Final Takeaway: Lineage Is Now Business-Critical
Data lineage is a foundational element of trustworthy, compliant and scalable data operations. While implementation isn’t without challenges, the ability to trace data flows across complex systems is now critical for analytics, regulatory readiness and AI governance. Businesses that embed lineage into their data strategy today will be better equipped to manage risk and earn lasting trust in their data.
Common Questions on Data Lineage
The terms are often used interchangeably, but there’s a difference: provenance focuses on the origin of data (where it was created and how it has evolved), while lineage traces the entire journey, including origin, movement, transformations and dependencies.
Provenance is a subset of lineage, not a replacement.
Not necessarily.
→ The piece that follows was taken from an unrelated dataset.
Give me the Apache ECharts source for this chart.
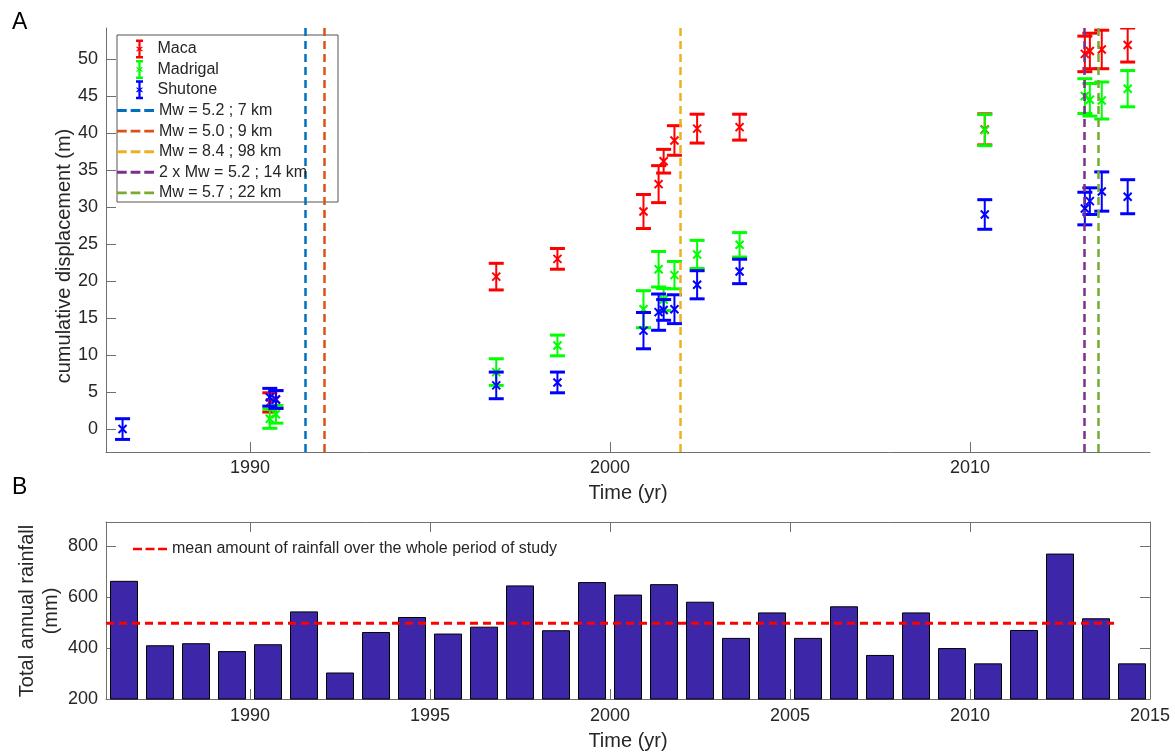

Most lineage tools rely on metadata scanning, code parsing or log analysis, not AI. However, newer platforms are beginning to use AI to suggest missing lineage links and predict downstream impacts when something breaks.
Businesses use data lineage to:
- Trace data flows for compliance audits
- Resolve broken dashboards
- Validate data accuracy
- Ensure transparency in AI models
It supports better reporting, reduces downtime, improves trust and aids responsible data governance across hybrid cloud environments.